I am not a gmail(web interface) user, so haven't used it but congrats on the launch! I like how your landing page is so simple and small. And the domain is amazing!

I just wanted to point out, I love my Firefox but the gradient animation is so bad on Firefox!

At first I thought oh cool bg animation, checked the dev tools to know what it is only to realize this shouldn't be a color band animation as I see it!

Chromium based browser have it so subtle, that I barely notice that animation, I question does it even exist on it(it does!)?

chrisnolet|1 year ago

Oooh, thanks for the report! It looks like Firefox doesn't have dithering on gradients. (There's a bug report, but it's been opened for 14 years!)

The gradient animation is super-subtle :) Do you think I should disable it for Firefox users, or do you still think 'cool background animation' in spite of the banding?

protocolture|1 year ago

>I previously did a Show HN for ‘D&D meets Siri’:

I have been messing around with something similar for roleplaying. If you have sourcecode or something to release I would be interested.

chrisnolet|1 year ago

Nice! I’d love to check it out when you’re ready to share it. I’ll likely release the source code for mine if/when I publish the DSL.
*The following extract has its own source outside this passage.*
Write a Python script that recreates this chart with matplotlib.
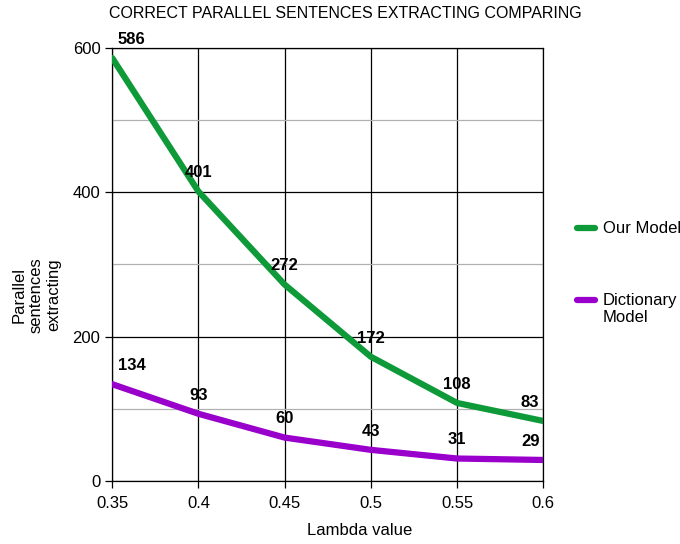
import matplotlib.pyplot as plt
from matplotlib.lines import Line2D
from matplotlib.ticker import MultipleLocator

plt.rcParams['font.family'] = ['Liberation Sans', 'DejaVu Sans']

lambdas = [0.35, 0.4, 0.45, 0.5, 0.55, 0.6]
our_model = [586, 401, 272, 172, 108, 83]
dict_model = [134, 93, 60, 43, 31, 29]
green = '#0e9a38'
purple = '#9a00cc'

fig = plt.figure(figsize=(6.8, 5.44), dpi=100)
ax = fig.add_axes([0.165, 0.116, 0.634, 0.796])

ax.plot(lambdas, our_model, color=green, lw=4.5, solid_capstyle='round',
        solid_joinstyle='round', zorder=3)
ax.plot(lambdas, dict_model, color=purple, lw=4.5, solid_capstyle='round',
        solid_joinstyle='round', zorder=3)

# value labels above points (first shifted right, last shifted left)
for series in (our_model, dict_model):
    for i, (x, y) in enumerate(zip(lambdas, series)):
        dx = 0
        if i == 0:
            dx = 14
        elif i == len(lambdas) - 1:
            dx = -9.5
        ax.annotate(str(y), (x, y), xytext=(dx, 8), textcoords='offset points',
                    ha='center', va='bottom', fontsize=12, fontweight='bold')

ax.set_xlim(0.35, 0.6)
ax.set_ylim(0, 600)
ax.set_xticks(lambdas)
ax.set_xticklabels(['0.35', '0.4', '0.45', '0.5', '0.55', '0.6'])
ax.yaxis.set_major_locator(MultipleLocator(200))
ax.yaxis.set_minor_locator(MultipleLocator(100))
ax.grid(True, which='major', color='black', lw=0.9)
ax.grid(True, which='minor', axis='y', color='#b0b0b0', lw=0.9)
ax.tick_params(which='minor', length=0)
ax.tick_params(which='major', length=5, labelsize=12, direction='out', width=0.9)
ax.tick_params(axis='x', pad=6)
for s in ax.spines.values():
    s.set_linewidth(0.9)

ax.set_xlabel('Lambda value', fontsize=12)
ax.xaxis.set_label_coords(0.575, -0.115)
ax.xaxis.label.set_va('center')
ax.set_ylabel('Parallel\nsentences\nextracting', fontsize=12, linespacing=1.2)
ax.yaxis.set_label_coords(-0.176, 0.43)
ax.yaxis.label.set_va('center')
fig.text(345 / 680, 1 - 13 / 544, 'CORRECT PARALLEL SENTENCES EXTRACTING COMPARING',
         fontsize=11.5, ha='center', va='center')

# legend drawn by hand so the handle sits on the first label line
legend_items = [('Our Model', green, 228), ('Dictionary\nModel', purple, 300)]
for label, color, ypix in legend_items:
    yf = 1 - ypix / 544
    fig.add_artist(Line2D([577 / 680, 595 / 680], [yf, yf], color=color, lw=4.5,
                          solid_capstyle='round', transform=fig.transFigure))
    fig.text(603 / 680, yf + 7 / 544, label, fontsize=12, ha='left', va='top',
             linespacing=1.2)

fig.savefig('out.png', dpi=100)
In the meantime, since the original link has changed, feel free to try it out at: https://pocket.computer/dungeons. Happy to chat more if you want to know how parts of it are done!

wferrell|1 year ago

Is there a YouTube of this?

chrisnolet|1 year ago

Update to add: https://youtube.com/shorts/D8-sdTm8bd4

Thanks for the nudge!

camkego|1 year ago

I’d really prefer to see a video before trying, also.

jz10|1 year ago

I'm super curious how these special TLDs perform when it comes to SEO and user recall

chrisnolet|1 year ago

Me, too! I have pocketcomputer.com as well, which I use for email. (I learned a long time ago how confusing it is to read out a special TLD over the phone!)

chrisnolet|1 year ago

Footnote to add that it works with Google Workspace accounts, too!

hollowturtle|1 year ago

Exactly how is secure?

chrisnolet|1 year ago

I had to pass the Google CASA audit and implement a ton of security procedures. Basically everything is encrypted, we don’t store your emails, verified best-practice for session tokens and so on. I probably went a little overboard to be honest, but it’s people’s emails and I need to respect the gravity of that.

moralestapia|1 year ago

Nice, is this using an offline model? (For the AI)

chrisnolet|1 year ago

It's using OpenAI's API at the moment, actually. An offline model could _probably_ handle the conversation and tool calling, but it just needs to be really fast to keep up with conversational speeds. (And really, GPT-4o is a bit too slow for my liking in this current iteration. I'm hoping that GPT-4.5 will be faster.)

I'm writing up a full accounting of the stack for the post above, so check back for that and let me know if that doesn't answer your questions/concerns!

stuckkeys|1 year ago

Would be cool to watch a demo use case.